Today is Thursday, which means Abby and Kristen are already off having a gay old time with Lynne and the kids but I’m not with ‘em ‘cuz I had work. Fortunately they took Noah (Madison didn’t mind staying behind since Brett was staying, too) since it’s the big kid who really suffers when we miss out on stuff. Brett and I are waiting for the husbands to get off work and then we’re all car pooling over there for pizza. I hope that I’ve figured out how to relax by then — I think I may just have to have a drink tonight. So there. And I think I’ll leave my cell and iPod at home. (Dare I? Oh rats. Yes. Darnit, I’m taking the night off!)
Brett asked me today what my dream job was and I said writing stuff I want to write (in a cabin in the woods and one of those fancy but not too fancy cabins, too, more like a Usonian house than Laura Ingalls) but if he means my dream job in light of a need to make money, I’d still say this is pretty close. It’s not like I spend all — or some weeks even most — of my time writing stuff that gets me all hot and bothered but it’s still writing or strategizing and talking to people who are passionate about what they want to do, all of which I like. Someday I hope to spend lots of time alone (with my family — they can come, too) in the green quiet writing essays but meanwhile this will do. Especially if there are friends with pizza and hard cider at the end of it.
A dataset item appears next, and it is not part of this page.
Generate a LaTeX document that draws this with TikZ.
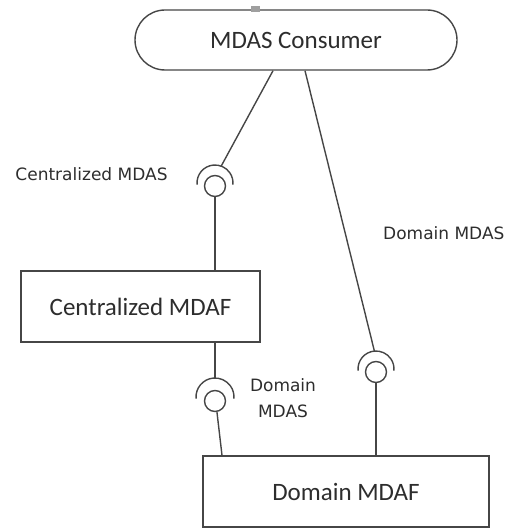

But around here Thursday means go-go-go. Thursday is the day that makes me love my freelance lifestye. Thursday is the day where Brett is thrilled not to have a “real” job. Thursday is park day and evening with friends day and the day my kids hang with the community that’s known them almost as long as we have.
Ahh, Thursdays!!!
But Thursdays are also stressful because there’s work to do first and snacks to pack and a dinner to plan on the run. And it makes for a late night, which can make Fridays a bit of a bear but is it worth it? Yes, indeed it is.
I had a rant to write but a good night’s sleep and Thursday put me in too good a mood to really get down and crank on the world. Maybe tomorrow I’ll wake up less happy but for today? THURSDAY! And off we go!